Empirische Analysen haben solche Effekte in der Tat nachgewiesen. Wohneigentümer investieren mehr in soziales Kapital als Mieter: Sie reden mehr mit Nachbarn, organisieren sich häufiger in Nachbarschaftsclubs und helfen sich generell öfter gegenseitig. Zudem halten Wohneigentümer ihre Immobilien in der Regel besser in Stand. Schliesslich bewirkt fremdfinanziertes Wohneigentum mit rückzahlbaren Hypotheken automatisches Sparen und hilft so, die Altersvorsorge eigenverantwortlich zu sichern.

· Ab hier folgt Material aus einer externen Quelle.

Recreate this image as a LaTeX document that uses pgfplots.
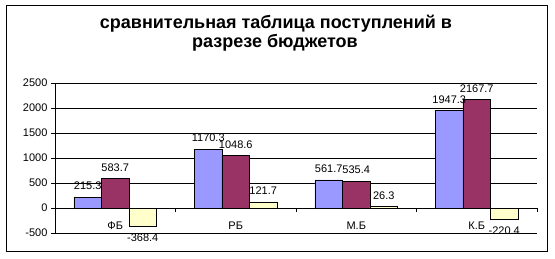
\documentclass[border=0pt]{standalone}
\usepackage{pgfplots}
\pgfplotsset{compat=1.18}
\usepackage{fontspec}
\setmainfont{Liberation Sans}
\definecolor{cblue}{HTML}{9999FF}
\definecolor{cred}{HTML}{993366}
\definecolor{cyel}{HTML}{FFFFCC}
\begin{document}
\begin{tikzpicture}
\path[use as bounding box] (0pt,0pt) rectangle (555pt,258pt);
\draw[line width=1pt] (6pt,253pt) rectangle (547pt,7pt);
\node[font=\bfseries\fontsize{18}{19}\selectfont, anchor=base] at (276pt,230pt) {сравнительная таблица поступлений в};
\node[font=\bfseries\fontsize{18}{19}\selectfont, anchor=base] at (275pt,211pt) {разрезе бюджетов};
\begin{axis}[at={(55pt,25pt)}, anchor=south west, scale only axis, width=482pt, height=150pt,
 ymin=-500, ymax=2500, xmin=-0.5, xmax=3.5,
 axis x line=middle, axis y line=left, axis line style={-, line width=0.8pt},
 ybar=0pt, bar width=27.5pt,
 ytick={-500,0,...,2500}, ymajorgrids, grid style={black,line width=0.8pt},
 xtick={0,1,2,3}, xticklabels={ФБ,РБ,М.Б,К.Б},
 major x tick style={draw=none},
 minor xtick={0.5,1.5,2.5,3.5},
 tick align=outside, major tick length=4pt, minor tick length=4pt,
 tick style={black, line width=0.8pt},
 /pgf/number format/assume math mode=true,
 /pgf/number format/1000 sep={},
 tick label style={font=\fontsize{11}{12}\selectfont},
 xticklabel style={yshift=-6pt},
 nodes near coords,
 nodes near coords align=vertical,
 every node near coord/.append style={font=\fontsize{11}{12}\selectfont, inner ysep=7pt, /pgf/number format/.cd, fixed, fixed zerofill, precision=1, 1000 sep={}, assume math mode=true},
 clip=false,
]
\addplot[fill=cblue, draw=black, line width=0.8pt] coordinates {(0,215.3) (1,1170.3) (2,561.7) (3,1947.3)};
\addplot[fill=cred, draw=black, line width=0.8pt] coordinates {(0,583.7) (1,1048.6) (2,535.4) (3,2167.7)};
\addplot[fill=cyel, draw=black, line width=0.8pt] coordinates {(0,-368.4) (1,121.7) (2,26.3) (3,-220.4)};
\end{axis}
\end{tikzpicture}
\end{document}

Andererseits zeigen wissenschaftliche Studien auch externe Kosten des Immobilienbesitzes auf. So sind Wohneigentümer in der Regel weniger mobil als Mieter, was zu Fehlallokationen in Wohn- und Arbeitsmärkten führen kann. Forschung aus unserer eigenen Küche offenbart zudem, dass fremdkapitalfinanziertes Wohneigentum das kleine Unternehmertum hemmen kann, und dass Wohneigentümer tendenziell weniger in informelle berufliche Netzwerkpflege investieren. Schliesslich ist eine übermässige Hypothekarverschuldung ein Risikofaktor für die Stabilität der Finanzmärkte.

Ob externe Nutzen oder externe Kosten überwiegen, bleibt somit offen.

Klar ist, dass Steuervergünstigungen immer von irgendjemandem – in diesem Fall vor allem auch von den Mietern – kompensiert werden müssen. Zudem kann sich eine staatliche Wohneigentumsförderung sogar kontraproduktiv auswirken. Studien aus den Vereinigten Staaten zeigen, dass Steuervergünstigungen städtisches Wohneigentum paradoxerweise eher senken statt es zu erhöhen. Dies geschieht deshalb, weil die Eigentumsförderung in Gebieten mit Angebotsknappheit die Immobilienpreise erhöht, was wiederum Erstkäufern die notwendige Anzahlung an eine Hypothek erschwert.

Vor diesem Hintergrund liegt der Schluss nahe, dass das Steuersystem möglichst neutral ausgestaltet sein sollte. In der Schweiz wird Wohneigentum bereits begünstigt, durch tiefe Eigenmietwerteinschätzungen und grosszügige Unterhaltsabzüge wie auch durch Kapitalbezugsmöglichkeiten in der zweiten und dritten Säule.

Für eine noch stärkere Bevorteilung der Hauseigentümer gegenüber den Mietern gibt es kaum stichhaltige volkswirtschaftliche Argumente.

3 thoughts on “Mythos Wohneigentum

  1. Meines Erachtens gibt es ein ziemlich gutes ordnungspolitisches Argument für die Abschaffung des Eigenmietwerts und der kompensierenden Abzüge. Der Entscheid, ob man Wohnraum mieten oder kaufen will, soll vom Staat nicht beeinflusst werden, insbesondere wenn es für Staatseingriffe keine rechtfertigenden externen Effekte gibt. Als weg mit Eigentmietwert und weg mit Abzügen für Hypothekarzinsen und Unterhalt.

  2. Ich finde das auch ein gutes Kriterium. Der Haken an der Sache ist, dass der Staat den Kauf-vs-Miete-Entscheid auch beeinflusst, wenn Eigenmietwert und Hypoabzüge entfallen. Wenn alle Kapitalerträge ausser dem (Real-) Ertrag des Eigenheims der Einkommenssteuer unterliegen, wird Wohneigentum gegenüber anderen Vermögensanlagen steuerlich bevorzugt.

  3. Bemerkenswert ist, dass dieses Thema erst in der aktuellen Niedrigzinsphase angesprochen wurde. Es ist davon auszugehen, dass die meisten zu versteuernden Eigenmietwerte derzeit die Abzüge für Unterhalts- und Hypothekenzinsen übersteigen.
    Wetten, dass es in einigen Jahren, wenn die Zinsen wieder steigen, wieder für den Eigenmietwert plädiert wird?